[Begin]

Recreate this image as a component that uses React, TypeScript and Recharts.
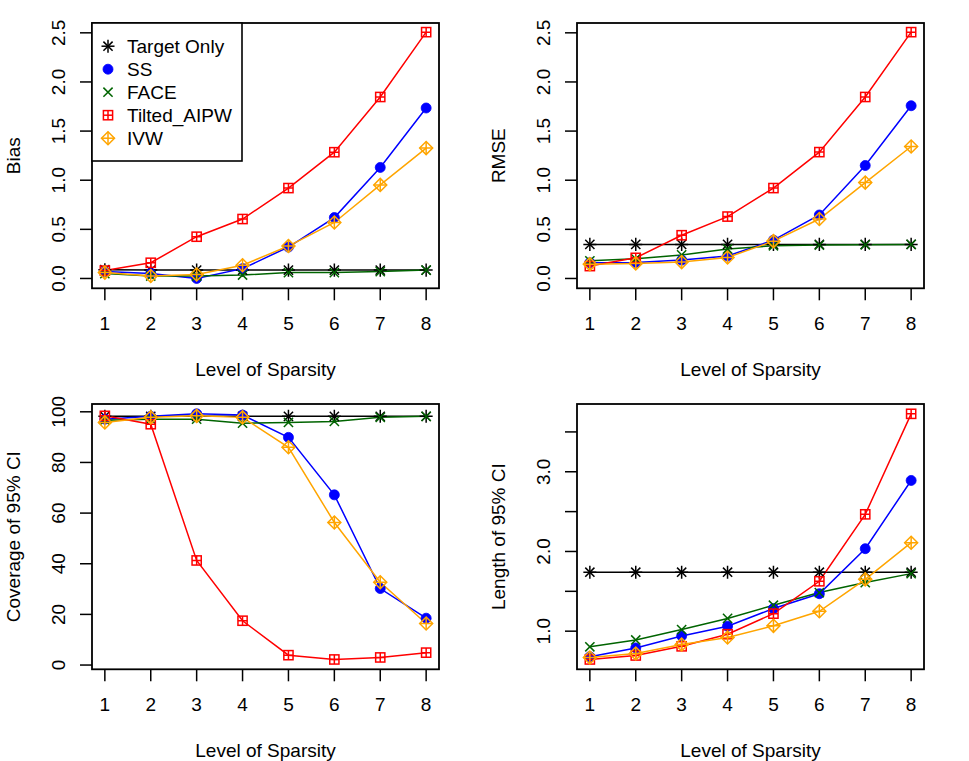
import React from 'react';
import { LineChart, Line, XAxis, YAxis, Customized } from 'recharts';

const levels = [1, 2, 3, 4, 5, 6, 7, 8];
const seriesNames = ['Target Only', 'SS', 'FACE', 'Tilted_AIPW', 'IVW'];
const seriesKeys = ['target', 'ss', 'face', 'tilted', 'ivw'];
const seriesColors = ['#000000', '#0000FF', '#006400', '#FF0000', '#FFA500'];
const seriesShapes = ['asterisk', 'circle', 'cross', 'squarePlus', 'diamondPlus'];

const biasTarget = [0.09, 0.085, 0.085, 0.085, 0.085, 0.085, 0.085, 0.085];
const biasSS = [0.07, 0.05, 0.0, 0.1, 0.32, 0.62, 1.13, 1.735];
const biasFACE = [0.05, 0.025, 0.025, 0.035, 0.06, 0.06, 0.07, 0.085];
const biasTilted = [0.08, 0.16, 0.425, 0.605, 0.92, 1.285, 1.847, 2.507];
const biasIVW = [0.06, 0.025, 0.04, 0.135, 0.33, 0.57, 0.952, 1.327];

const rmseTarget = [0.347, 0.347, 0.347, 0.347, 0.347, 0.347, 0.347, 0.347];
const rmseSS = [0.16, 0.163, 0.187, 0.228, 0.39, 0.646, 1.15, 1.758];
const rmseFACE = [0.18, 0.2, 0.24, 0.3, 0.333, 0.34, 0.343, 0.347];
const rmseTilted = [0.126, 0.21, 0.44, 0.63, 0.92, 1.286, 1.847, 2.507];
const rmseIVW = [0.146, 0.153, 0.167, 0.214, 0.38, 0.605, 0.976, 1.343];

const covTarget = [98.2, 98.2, 98.2, 98.2, 98.2, 98.2, 98.2, 98.2];
const covSS = [97.1, 98.2, 99.2, 98.7, 89.9, 67.2, 30.2, 18.5];
const covFACE = [96.7, 97.1, 97.1, 95.5, 95.8, 96.2, 97.8, 98.2];
const covTilted = [98.4, 95.1, 41.3, 17.5, 3.9, 2.2, 3.0, 4.9];
const covIVW = [95.8, 97.8, 98.4, 97.8, 86.0, 56.3, 32.7, 16.4];

const lenTarget = [1.74, 1.74, 1.74, 1.74, 1.74, 1.74, 1.74, 1.74];
const lenSS = [0.68, 0.79, 0.94, 1.063, 1.284, 1.47, 2.035, 2.891];
const lenFACE = [0.804, 0.89, 1.02, 1.16, 1.326, 1.484, 1.61, 1.722];
const lenTilted = [0.645, 0.695, 0.81, 0.962, 1.22, 1.626, 2.466, 3.727];
const lenIVW = [0.67, 0.72, 0.833, 0.92, 1.067, 1.25, 1.65, 2.11];

const xTicks = [1, 2, 3, 4, 5, 6, 7, 8];
const topTicks = [0, 0.5, 1.0, 1.5, 2.0, 2.5];
const covTicks = [0, 20, 40, 60, 80, 100];
const lenTicks = [1.0, 1.5, 2.0, 2.5, 3.0, 3.5];
const lenLabelled = [1.0, 2.0, 3.0];

const FONT = '"Liberation Sans", Arial, Helvetica, sans-serif';
const FS = 19;
const W = 484;
const H = 380;
const PL = 92;
const PR = 439;
const PT = 23;
const PB = 288.3;
const LW = 1.5;

function rows(s: number[][]) {
  return levels.map((lv, i) => {
    const r: any = { level: lv };
    seriesKeys.forEach((k, j) => {
      r[k] = s[j][i];
    });
    return r;
  });
}

function ext(lo: number, hi: number): [number, number] {
  const d = (hi - lo) * 0.04;
  return [lo - d, hi + d];
}

function dataRange(s: number[][]): [number, number] {
  const all = s.flat();
  return ext(Math.min(...all), Math.max(...all));
}

function Marker({ shape, cx, cy, color }: any) {
  const r = 4.6;
  const sw = LW;
  if (cx == null || cy == null) return null;
  if (shape === 'asterisk') {
    const b = r * Math.SQRT2;
    return (
      <g stroke={color} strokeWidth={sw}>
        <line x1={cx - r} y1={cy - r} x2={cx + r} y2={cy + r} />
        <line x1={cx - r} y1={cy + r} x2={cx + r} y2={cy - r} />
        <line x1={cx - b} y1={cy} x2={cx + b} y2={cy} />
        <line x1={cx} y1={cy - b} x2={cx} y2={cy + b} />
      </g>
    );
  }
  if (shape === 'circle') {
    return <circle cx={cx} cy={cy} r={r + 0.4} fill={color} stroke={color} strokeWidth={0.8} />;
  }
  if (shape === 'cross') {
    return (
      <g stroke={color} strokeWidth={sw}>
        <line x1={cx - r} y1={cy - r} x2={cx + r} y2={cy + r} />
        <line x1={cx - r} y1={cy + r} x2={cx + r} y2={cy - r} />
      </g>
    );
  }
  if (shape === 'squarePlus') {
    return (
      <g stroke={color} strokeWidth={sw} fill="none">
        <rect x={cx - r} y={cy - r} width={2 * r} height={2 * r} />
        <line x1={cx - r} y1={cy} x2={cx + r} y2={cy} />
        <line x1={cx} y1={cy - r} x2={cx} y2={cy + r} />
      </g>
    );
  }
  const b = r * Math.SQRT2;
  return (
    <g stroke={color} strokeWidth={sw} fill="none">
      <polygon points={`${cx - b},${cy} ${cx},${cy - b} ${cx + b},${cy} ${cx},${cy + b}`} />
      <line x1={cx - b} y1={cy} x2={cx + b} y2={cy} />
      <line x1={cx} y1={cy - b} x2={cx} y2={cy + b} />
    </g>
  );
}

function XTick(props: any) {
  const { x, y, payload } = props;
  return (
    <text x={x} y={y + 29.7} textAnchor="middle" fontSize={FS} fontFamily={FONT} fill="#000">
      {String(payload.value)}
    </text>
  );
}

function makeYTick(fmt: (v: number) => string) {
  return function YTick(props: any) {
    const { x, y, payload } = props;
    return (
      <text
        transform={`translate(${x - 15},${y}) rotate(-90)`}
        textAnchor="middle"
        fontSize={FS}
        fontFamily={FONT}
        fill="#000"
      >
        {fmt(payload.value)}
      </text>
    );
  };
}

function Frame({ yTitle, legend }: { yTitle: string; legend: boolean }) {
  const midX = (PL + PR) / 2;
  const midY = (PT + PB) / 2;
  return (
    <g fontFamily={FONT} fontSize={FS}>
      <rect x={PL} y={PT} width={PR - PL} height={PB - PT} fill="none" stroke="#000" strokeWidth={1.8} />
      <text x={midX} y={376} textAnchor="middle" fill="#000">
        Level of Sparsity
      </text>
      <text transform={`translate(20,${midY}) rotate(-90)`} textAnchor="middle" fill="#000">
        {yTitle}
      </text>
      {legend && (
        <g>
          <rect x={PL} y={PT} width={150} height={138} fill="#fff" stroke="#000" strokeWidth={1.6} />
          {seriesNames.map((n, i) => {
            const cy = 46.2 + i * 23;
            return (
              <g key={n}>
                <Marker shape={seriesShapes[i]} cx={108} cy={cy} color={seriesColors[i]} />
                <text x={127} y={cy + 7} fill="#000">
                  {n}
                </text>
              </g>
            );
          })}
        </g>
      )}
    </g>
  );
}

function Panel({
  series,
  domain,
  ticks,
  fmt,
  yTitle,
  legend,
  left,
  top,
}: {
  series: number[][];
  domain: [number, number];
  ticks: number[];
  fmt: (v: number) => string;
  yTitle: string;
  legend: boolean;
  left: number;
  top: number;
}) {
  const data = rows(series);
  const YTick = makeYTick(fmt);
  return (
    <div style={{ position: 'absolute', left, top, width: W, height: H }}>
      <LineChart width={W} height={H} data={data} margin={{ top: PT, right: W - PR, bottom: 31.7, left: PL - 60 }}>
        <XAxis
          dataKey="level"
          type="number"
          domain={[0.72, 8.28]}
          ticks={xTicks}
          interval={0}
          allowDataOverflow
          axisLine={false}
          tickSize={12}
          tickMargin={0}
          tickLine={{ stroke: '#000', strokeWidth: LW }}
          tick={<XTick />}
          height={60}
        />
        <YAxis
          type="number"
          domain={domain}
          ticks={ticks}
          interval={0}
          allowDataOverflow
          axisLine={false}
          tickSize={12}
          tickMargin={0}
          tickLine={{ stroke: '#000', strokeWidth: LW }}
          tick={<YTick />}
          width={60}
        />
        {seriesKeys.map((k, i) => (
          <Line
            key={k}
            dataKey={k}
            name={seriesNames[i]}
            stroke={seriesColors[i]}
            strokeWidth={LW}
            isAnimationActive={false}
            activeDot={false}
            dot={(p: any) => (
              <Marker key={`${k}-${p.index}`} shape={seriesShapes[i]} cx={p.cx} cy={p.cy} color={seriesColors[i]} />
            )}
          />
        ))}
        <Customized component={() => <Frame yTitle={yTitle} legend={legend} />} />
      </LineChart>
    </div>
  );
}

export default function App() {
  const bias = [biasTarget, biasSS, biasFACE, biasTilted, biasIVW];
  const rmse = [rmseTarget, rmseSS, rmseFACE, rmseTilted, rmseIVW];
  const cov = [covTarget, covSS, covFACE, covTilted, covIVW];
  const len = [lenTarget, lenSS, lenFACE, lenTilted, lenIVW];
  const one = (v: number) => v.toFixed(1);
  return (
    <div style={{ position: 'absolute', left: 0, top: 0, width: 969, height: 761, background: '#fff' }}>
      <Panel series={bias} domain={ext(0, 2.5)} ticks={topTicks} fmt={one} yTitle="Bias" legend left={0} top={0} />
      <Panel series={rmse} domain={ext(0, 2.5)} ticks={topTicks} fmt={one} yTitle="RMSE" legend={false} left={484.5} top={0} />
      <Panel
        series={cov}
        domain={dataRange(cov)}
        ticks={covTicks}
        fmt={(v) => String(v)}
        yTitle="Coverage of 95% CI"
        legend={false}
        left={0}
        top={380.5}
      />
      <Panel
        series={len}
        domain={dataRange(len)}
        ticks={lenTicks}
        fmt={(v) => (lenLabelled.includes(v) ? v.toFixed(1) : '')}
        yTitle="Length of 95% CI"
        legend={false}
        left={484.5}
        top={380.5}
      />
    </div>
  );
}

[End]

* **SHORT EXERCISE**:
Without the pictures, return the listing above from its first line through the line that has "1.25, 1.65, 2.11];".

* **FINAL RESULT**:
Recreate this image as a component that uses React, TypeScript and Recharts.
import React from 'react';
import { LineChart, Line, XAxis, YAxis, Customized } from 'recharts';

const levels = [1, 2, 3, 4, 5, 6, 7, 8];
const seriesNames = ['Target Only', 'SS', 'FACE', 'Tilted_AIPW', 'IVW'];
const seriesKeys = ['target', 'ss', 'face', 'tilted', 'ivw'];
const seriesColors = ['#000000', '#0000FF', '#006400', '#FF0000', '#FFA500'];
const seriesShapes = ['asterisk', 'circle', 'cross', 'squarePlus', 'diamondPlus'];

const biasTarget = [0.09, 0.085, 0.085, 0.085, 0.085, 0.085, 0.085, 0.085];
const biasSS = [0.07, 0.05, 0.0, 0.1, 0.32, 0.62, 1.13, 1.735];
const biasFACE = [0.05, 0.025, 0.025, 0.035, 0.06, 0.06, 0.07, 0.085];
const biasTilted = [0.08, 0.16, 0.425, 0.605, 0.92, 1.285, 1.847, 2.507];
const biasIVW = [0.06, 0.025, 0.04, 0.135, 0.33, 0.57, 0.952, 1.327];

const rmseTarget = [0.347, 0.347, 0.347, 0.347, 0.347, 0.347, 0.347, 0.347];
const rmseSS = [0.16, 0.163, 0.187, 0.228, 0.39, 0.646, 1.15, 1.758];
const rmseFACE = [0.18, 0.2, 0.24, 0.3, 0.333, 0.34, 0.343, 0.347];
const rmseTilted = [0.126, 0.21, 0.44, 0.63, 0.92, 1.286, 1.847, 2.507];
const rmseIVW = [0.146, 0.153, 0.167, 0.214, 0.38, 0.605, 0.976, 1.343];

const covTarget = [98.2, 98.2, 98.2, 98.2, 98.2, 98.2, 98.2, 98.2];
const covSS = [97.1, 98.2, 99.2, 98.7, 89.9, 67.2, 30.2, 18.5];
const covFACE = [96.7, 97.1, 97.1, 95.5, 95.8, 96.2, 97.8, 98.2];
const covTilted = [98.4, 95.1, 41.3, 17.5, 3.9, 2.2, 3.0, 4.9];
const covIVW = [95.8, 97.8, 98.4, 97.8, 86.0, 56.3, 32.7, 16.4];

const lenTarget = [1.74, 1.74, 1.74, 1.74, 1.74, 1.74, 1.74, 1.74];
const lenSS = [0.68, 0.79, 0.94, 1.063, 1.284, 1.47, 2.035, 2.891];
const lenFACE = [0.804, 0.89, 1.02, 1.16, 1.326, 1.484, 1.61, 1.722];
const lenTilted = [0.645, 0.695, 0.81, 0.962, 1.22, 1.626, 2.466, 3.727];
const lenIVW = [0.67, 0.72, 0.833, 0.92, 1.067, 1.25, 1.65, 2.11];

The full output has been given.